The second architecture uses a buck converter that is directly connected to the battery. The voltage is stepped down to charge a storage capacitor. Here the storage capacitance value must be higher because the voltage is lower. However, this enables the usage of electric double-layer capacitors (EDLC), which are broadly available with a high capacity of several Farads. After the storage capacitor, the voltage is stepped up to the desired value (Figure 3).
Besides the higher available capacitance, this concept features three advantages:
- Due to the lower storage capacitor voltage, less safety considerations need to be taken into consideration, compared to a capacitor charged with a higher voltage.
- The already stepped-down voltage can be used to power the SoC microcontroller directly. This reduces overall current consumption with just one SMPS being active at all times.
- The lower voltage enables the usage of EDLC-type capacitors. These capacitors are available with high-capacitance values.

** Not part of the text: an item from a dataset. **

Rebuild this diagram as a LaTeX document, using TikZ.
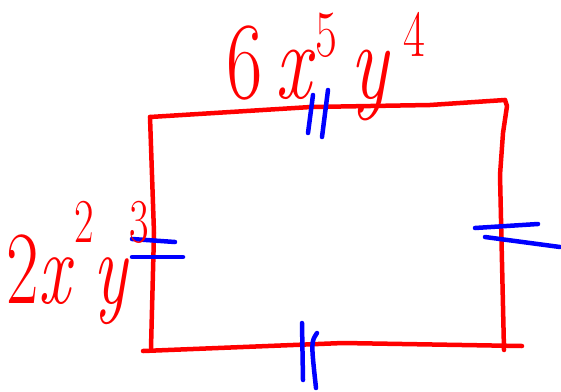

When using a buck-storage-boost concept in a wireless sensor (Figure 3), the lowest EDLC voltage is defined by the minimum required SoC supply voltage. The energy is then buffered by charging the capacitor to its maximum voltage of 2.7 V just prior to radio transmission. This keeps the average supply voltage close to the minimum of about 1.9 V. During radio transmission, the EDLC is discharged to the defined minimum voltage.
Conclusion
The requirement of lowest-quiescent-current devices in combination with high power is a challenge for power architectures. Using the energy-buffering concept of “buck-storage-boost” solves decoupling of the load peaks by storing the required energy in an EDLC. It also achieves lower overall power consumption because of the lower supply voltage of the microcontroller. There are less safety concerns, as the storage capacitor uses a lower voltage. This concept can combine energy buffering in a storage capacitor with a reduced overall current consumption to allow longer application runtime.